OBJECTIVE: Quote the listing below in full and exactly as written, but omit every picture.

DATASET EXTRACT:
-=-=-=-=-

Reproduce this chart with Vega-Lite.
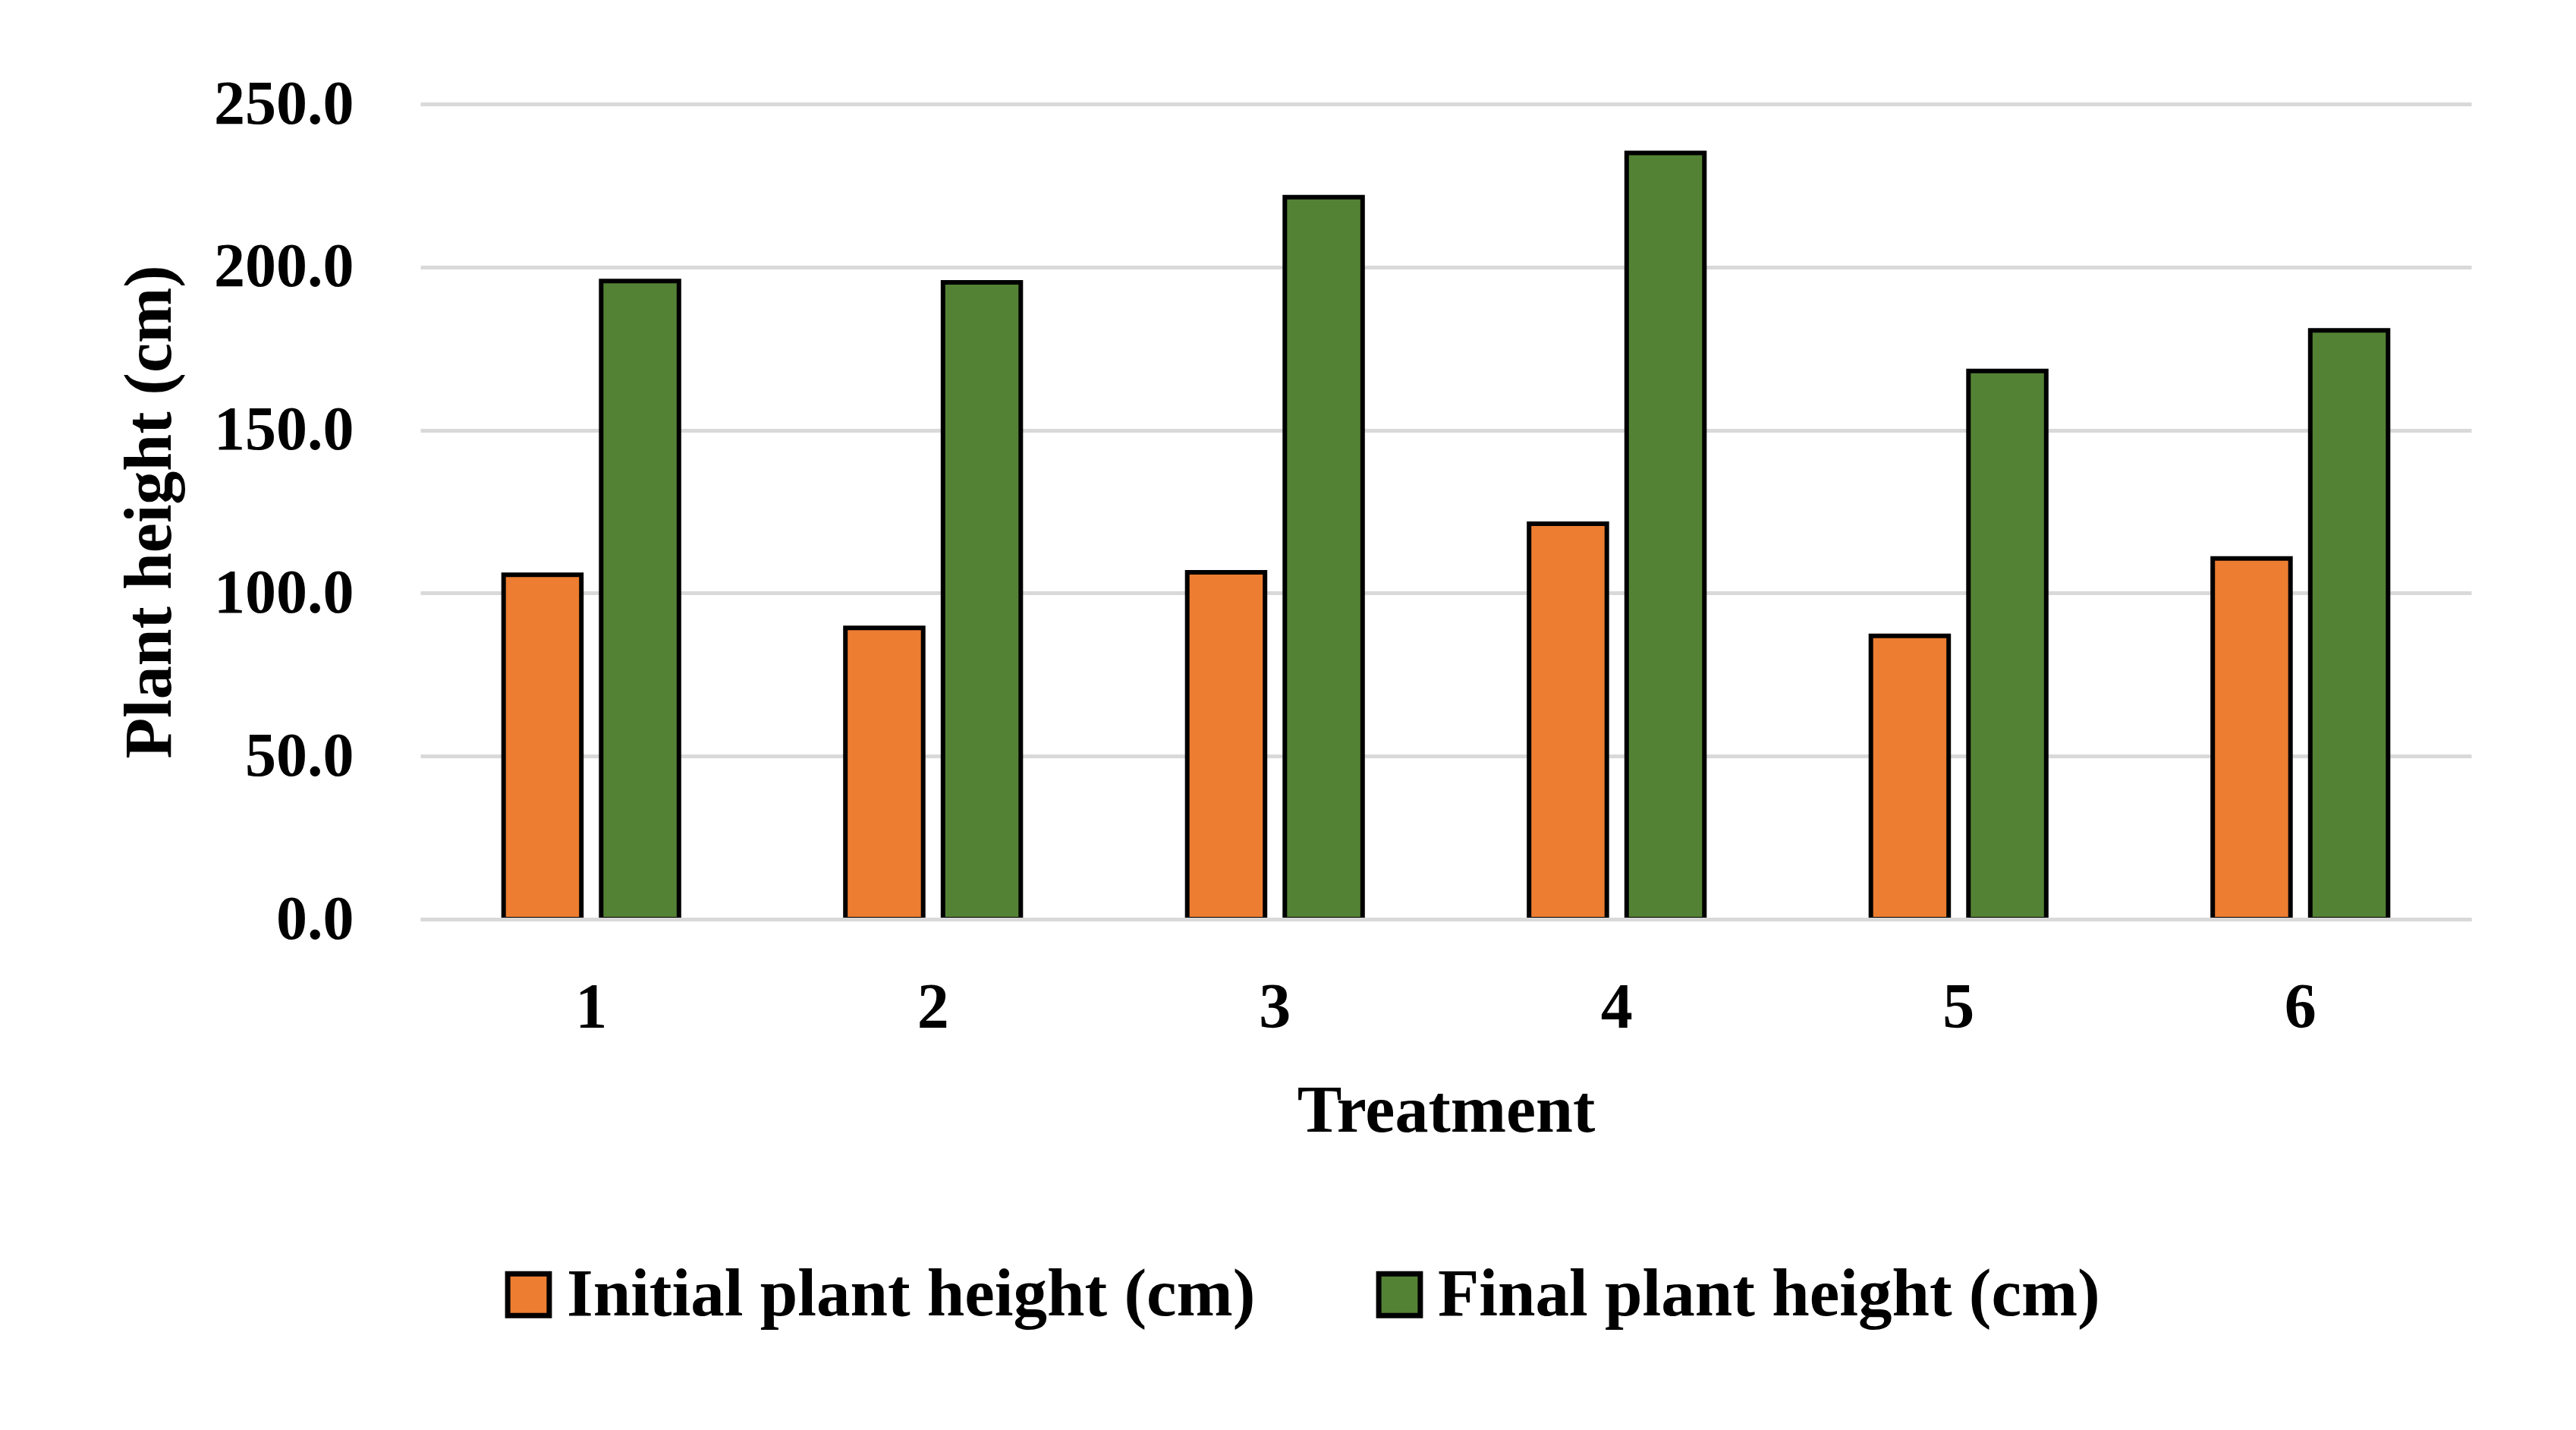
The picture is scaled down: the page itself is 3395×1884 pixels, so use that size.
{
  "$schema": "https://vega.github.io/schema/vega-lite/v6.json",
  "autosize": {"type": "none"},
  "padding": {"left": 554, "top": 137, "right": 138, "bottom": 673},
  "width": 2703,
  "height": 1074,
  "background": "white",
  "data": {
    "values": [
      {"treatment": "1", "series": "Initial plant height (cm)", "height": 105.6},
      {"treatment": "1", "series": "Final plant height (cm)", "height": 195.7},
      {"treatment": "2", "series": "Initial plant height (cm)", "height": 89.3},
      {"treatment": "2", "series": "Final plant height (cm)", "height": 195.3},
      {"treatment": "3", "series": "Initial plant height (cm)", "height": 106.4},
      {"treatment": "3", "series": "Final plant height (cm)", "height": 221.4},
      {"treatment": "4", "series": "Initial plant height (cm)", "height": 121.3},
      {"treatment": "4", "series": "Final plant height (cm)", "height": 235.0},
      {"treatment": "5", "series": "Initial plant height (cm)", "height": 86.9},
      {"treatment": "5", "series": "Final plant height (cm)", "height": 168.1},
      {"treatment": "6", "series": "Initial plant height (cm)", "height": 110.6},
      {"treatment": "6", "series": "Final plant height (cm)", "height": 180.6}
    ]
  },
  "mark": {"type": "bar", "stroke": "black", "strokeWidth": 6, "cornerRadius": 0},
  "encoding": {
    "x": {
      "field": "treatment",
      "type": "nominal",
      "scale": {"paddingInner": 0.487, "paddingOuter": 0.2435},
      "axis": {
        "title": "Treatment",
        "labelAngle": 0,
        "ticks": false,
        "domain": true,
        "domainColor": "#d9d9d9",
        "domainWidth": 5,
        "labelPadding": 76,
        "titlePadding": 50,
        "zindex": 1
      }
    },
    "xOffset": {
      "field": "series",
      "type": "nominal",
      "sort": ["Initial plant height (cm)", "Final plant height (cm)"],
      "scale": {"paddingInner": 0.203, "paddingOuter": 0}
    },
    "y": {
      "field": "height",
      "type": "quantitative",
      "scale": {"domain": [0, 250], "nice": false},
      "axis": {
        "title": "Plant height (cm)",
        "values": [0, 50, 100, 150, 200, 250],
        "format": ".1f",
        "domain": false,
        "ticks": false,
        "grid": true,
        "gridColor": "#d9d9d9",
        "gridWidth": 5,
        "labelFontSize": 82,
        "labelPadding": 88,
        "labelLimit": 1000,
        "titlePadding": 112
      }
    },
    "color": {
      "field": "series",
      "type": "nominal",
      "scale": {
        "domain": ["Initial plant height (cm)", "Final plant height (cm)"],
        "range": ["#ED7D31", "#548235"]
      },
      "legend": {
        "title": null,
        "orient": "none",
        "legendX": 98,
        "legendY": 1524,
        "direction": "horizontal",
        "symbolType": "square",
        "symbolSize": 3000,
        "symbolStrokeColor": "black",
        "symbolStrokeWidth": 7,
        "symbolOpacity": 1,
        "labelFont": "Liberation Serif",
        "labelFontSize": 89,
        "labelFontWeight": "bold",
        "labelColor": "black",
        "labelLimit": 3000,
        "labelOffset": 6,
        "columnPadding": 145
      }
    }
  },
  "config": {
    "view": {"stroke": null},
    "axis": {
      "labelFont": "Liberation Serif",
      "labelFontSize": 84,
      "labelFontWeight": "bold",
      "labelColor": "black",
      "titleFont": "Liberation Serif",
      "titleFontSize": 88,
      "titleFontWeight": "bold",
      "titleColor": "black"
    }
  }
}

-=-=-=-=-

ANSWER TO THE PROBLEM:
Reproduce this chart with Vega-Lite.
The picture is scaled down: the page itself is 3395×1884 pixels, so use that size.
{
  "$schema": "https://vega.github.io/schema/vega-lite/v6.json",
  "autosize": {"type": "none"},
  "padding": {"left": 554, "top": 137, "right": 138, "bottom": 673},
  "width": 2703,
  "height": 1074,
  "background": "white",
  "data": {
    "values": [
      {"treatment": "1", "series": "Initial plant height (cm)", "height": 105.6},
      {"treatment": "1", "series": "Final plant height (cm)", "height": 195.7},
      {"treatment": "2", "series": "Initial plant height (cm)", "height": 89.3},
      {"treatment": "2", "series": "Final plant height (cm)", "height": 195.3},
      {"treatment": "3", "series": "Initial plant height (cm)", "height": 106.4},
      {"treatment": "3", "series": "Final plant height (cm)", "height": 221.4},
      {"treatment": "4", "series": "Initial plant height (cm)", "height": 121.3},
      {"treatment": "4", "series": "Final plant height (cm)", "height": 235.0},
      {"treatment": "5", "series": "Initial plant height (cm)", "height": 86.9},
      {"treatment": "5", "series": "Final plant height (cm)", "height": 168.1},
      {"treatment": "6", "series": "Initial plant height (cm)", "height": 110.6},
      {"treatment": "6", "series": "Final plant height (cm)", "height": 180.6}
    ]
  },
  "mark": {"type": "bar", "stroke": "black", "strokeWidth": 6, "cornerRadius": 0},
  "encoding": {
    "x": {
      "field": "treatment",
      "type": "nominal",
      "scale": {"paddingInner": 0.487, "paddingOuter": 0.2435},
      "axis": {
        "title": "Treatment",
        "labelAngle": 0,
        "ticks": false,
        "domain": true,
        "domainColor": "#d9d9d9",
        "domainWidth": 5,
        "labelPadding": 76,
        "titlePadding": 50,
        "zindex": 1
      }
    },
    "xOffset": {
      "field": "series",
      "type": "nominal",
      "sort": ["Initial plant height (cm)", "Final plant height (cm)"],
      "scale": {"paddingInner": 0.203, "paddingOuter": 0}
    },
    "y": {
      "field": "height",
      "type": "quantitative",
      "scale": {"domain": [0, 250], "nice": false},
      "axis": {
        "title": "Plant height (cm)",
        "values": [0, 50, 100, 150, 200, 250],
        "format": ".1f",
        "domain": false,
        "ticks": false,
        "grid": true,
        "gridColor": "#d9d9d9",
        "gridWidth": 5,
        "labelFontSize": 82,
        "labelPadding": 88,
        "labelLimit": 1000,
        "titlePadding": 112
      }
    },
    "color": {
      "field": "series",
      "type": "nominal",
      "scale": {
        "domain": ["Initial plant height (cm)", "Final plant height (cm)"],
        "range": ["#ED7D31", "#548235"]
      },
      "legend": {
        "title": null,
        "orient": "none",
        "legendX": 98,
        "legendY": 1524,
        "direction": "horizontal",
        "symbolType": "square",
        "symbolSize": 3000,
        "symbolStrokeColor": "black",
        "symbolStrokeWidth": 7,
        "symbolOpacity": 1,
        "labelFont": "Liberation Serif",
        "labelFontSize": 89,
        "labelFontWeight": "bold",
        "labelColor": "black",
        "labelLimit": 3000,
        "labelOffset": 6,
        "columnPadding": 145
      }
    }
  },
  "config": {
    "view": {"stroke": null},
    "axis": {
      "labelFont": "Liberation Serif",
      "labelFontSize": 84,
      "labelFontWeight": "bold",
      "labelColor": "black",
      "titleFont": "Liberation Serif",
      "titleFontSize": 88,
      "titleFontWeight": "bold",
      "titleColor": "black"
    }
  }
}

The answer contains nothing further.